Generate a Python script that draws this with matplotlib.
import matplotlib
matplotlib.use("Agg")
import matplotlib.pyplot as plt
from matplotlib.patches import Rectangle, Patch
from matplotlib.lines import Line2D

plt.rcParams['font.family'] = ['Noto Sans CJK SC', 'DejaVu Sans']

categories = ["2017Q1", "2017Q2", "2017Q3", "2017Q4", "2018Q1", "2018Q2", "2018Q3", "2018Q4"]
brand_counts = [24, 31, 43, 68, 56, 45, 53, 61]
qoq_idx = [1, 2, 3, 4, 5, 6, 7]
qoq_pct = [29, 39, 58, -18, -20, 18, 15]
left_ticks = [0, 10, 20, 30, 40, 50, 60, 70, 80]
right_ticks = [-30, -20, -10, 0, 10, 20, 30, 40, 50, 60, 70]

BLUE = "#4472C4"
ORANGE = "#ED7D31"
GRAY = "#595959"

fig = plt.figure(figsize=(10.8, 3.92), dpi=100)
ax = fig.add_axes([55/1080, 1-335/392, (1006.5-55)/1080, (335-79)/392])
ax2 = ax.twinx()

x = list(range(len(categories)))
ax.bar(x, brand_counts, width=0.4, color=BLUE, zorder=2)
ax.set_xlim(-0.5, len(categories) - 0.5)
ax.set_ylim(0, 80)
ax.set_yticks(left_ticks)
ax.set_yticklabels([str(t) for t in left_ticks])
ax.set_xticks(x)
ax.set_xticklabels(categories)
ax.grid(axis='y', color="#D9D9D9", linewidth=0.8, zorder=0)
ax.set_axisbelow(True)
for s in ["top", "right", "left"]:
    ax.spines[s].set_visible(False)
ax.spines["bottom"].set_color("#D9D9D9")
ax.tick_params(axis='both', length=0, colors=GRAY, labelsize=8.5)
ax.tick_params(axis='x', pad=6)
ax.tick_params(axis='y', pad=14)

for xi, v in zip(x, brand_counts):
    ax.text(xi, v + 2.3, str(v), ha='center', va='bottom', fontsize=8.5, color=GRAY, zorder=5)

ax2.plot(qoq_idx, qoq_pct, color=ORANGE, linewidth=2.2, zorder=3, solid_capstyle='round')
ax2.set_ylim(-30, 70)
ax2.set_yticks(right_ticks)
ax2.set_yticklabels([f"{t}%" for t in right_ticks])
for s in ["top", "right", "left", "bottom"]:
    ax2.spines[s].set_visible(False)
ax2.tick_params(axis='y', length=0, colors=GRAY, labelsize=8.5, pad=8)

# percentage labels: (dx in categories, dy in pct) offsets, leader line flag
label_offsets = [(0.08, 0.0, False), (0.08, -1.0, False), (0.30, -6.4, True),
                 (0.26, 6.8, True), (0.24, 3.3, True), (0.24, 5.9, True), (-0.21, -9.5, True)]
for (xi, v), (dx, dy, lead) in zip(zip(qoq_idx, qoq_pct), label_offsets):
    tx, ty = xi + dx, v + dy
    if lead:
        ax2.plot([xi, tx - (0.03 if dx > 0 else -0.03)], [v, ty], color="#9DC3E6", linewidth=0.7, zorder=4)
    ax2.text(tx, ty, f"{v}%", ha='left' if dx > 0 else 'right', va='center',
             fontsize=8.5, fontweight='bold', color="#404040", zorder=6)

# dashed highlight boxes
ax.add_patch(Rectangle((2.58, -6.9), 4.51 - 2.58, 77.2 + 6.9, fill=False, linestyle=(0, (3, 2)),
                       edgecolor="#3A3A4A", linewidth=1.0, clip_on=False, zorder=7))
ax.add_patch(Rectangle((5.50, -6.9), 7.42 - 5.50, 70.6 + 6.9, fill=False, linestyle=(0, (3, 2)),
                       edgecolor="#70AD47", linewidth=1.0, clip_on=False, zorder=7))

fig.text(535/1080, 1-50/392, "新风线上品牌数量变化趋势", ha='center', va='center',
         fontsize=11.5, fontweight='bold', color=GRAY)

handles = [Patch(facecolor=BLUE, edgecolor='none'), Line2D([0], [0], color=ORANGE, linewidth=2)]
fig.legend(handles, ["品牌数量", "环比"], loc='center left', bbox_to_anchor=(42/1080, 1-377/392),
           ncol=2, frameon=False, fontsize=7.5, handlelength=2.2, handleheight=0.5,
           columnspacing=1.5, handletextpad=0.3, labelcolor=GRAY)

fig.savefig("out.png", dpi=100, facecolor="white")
--
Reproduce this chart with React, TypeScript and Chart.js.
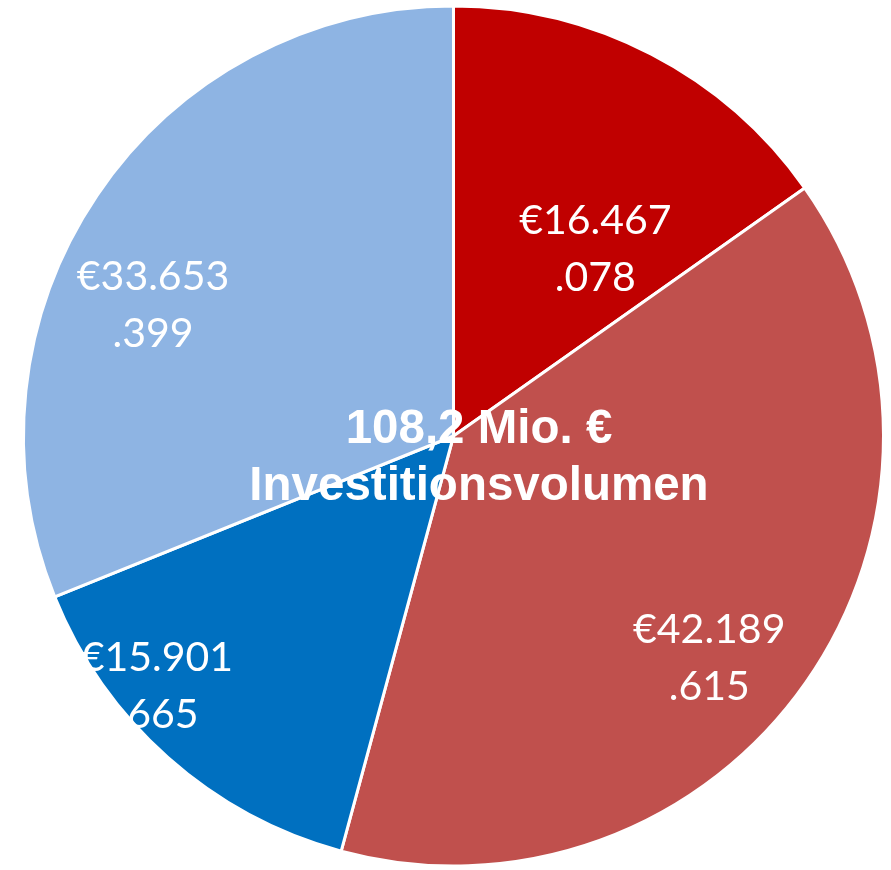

▸ **TASK REQUIREMENTS**
Your output shall consist solely of the lines from the line with "Generate a Python" to the line with "ax2 = ax.twinx()", reproduced exactly, both ends included.

▸ **EXERCISE RESULT**
Generate a Python script that draws this with matplotlib.
import matplotlib
matplotlib.use("Agg")
import matplotlib.pyplot as plt
from matplotlib.patches import Rectangle, Patch
from matplotlib.lines import Line2D

plt.rcParams['font.family'] = ['Noto Sans CJK SC', 'DejaVu Sans']

categories = ["2017Q1", "2017Q2", "2017Q3", "2017Q4", "2018Q1", "2018Q2", "2018Q3", "2018Q4"]
brand_counts = [24, 31, 43, 68, 56, 45, 53, 61]
qoq_idx = [1, 2, 3, 4, 5, 6, 7]
qoq_pct = [29, 39, 58, -18, -20, 18, 15]
left_ticks = [0, 10, 20, 30, 40, 50, 60, 70, 80]
right_ticks = [-30, -20, -10, 0, 10, 20, 30, 40, 50, 60, 70]

BLUE = "#4472C4"
ORANGE = "#ED7D31"
GRAY = "#595959"

fig = plt.figure(figsize=(10.8, 3.92), dpi=100)
ax = fig.add_axes([55/1080, 1-335/392, (1006.5-55)/1080, (335-79)/392])
ax2 = ax.twinx()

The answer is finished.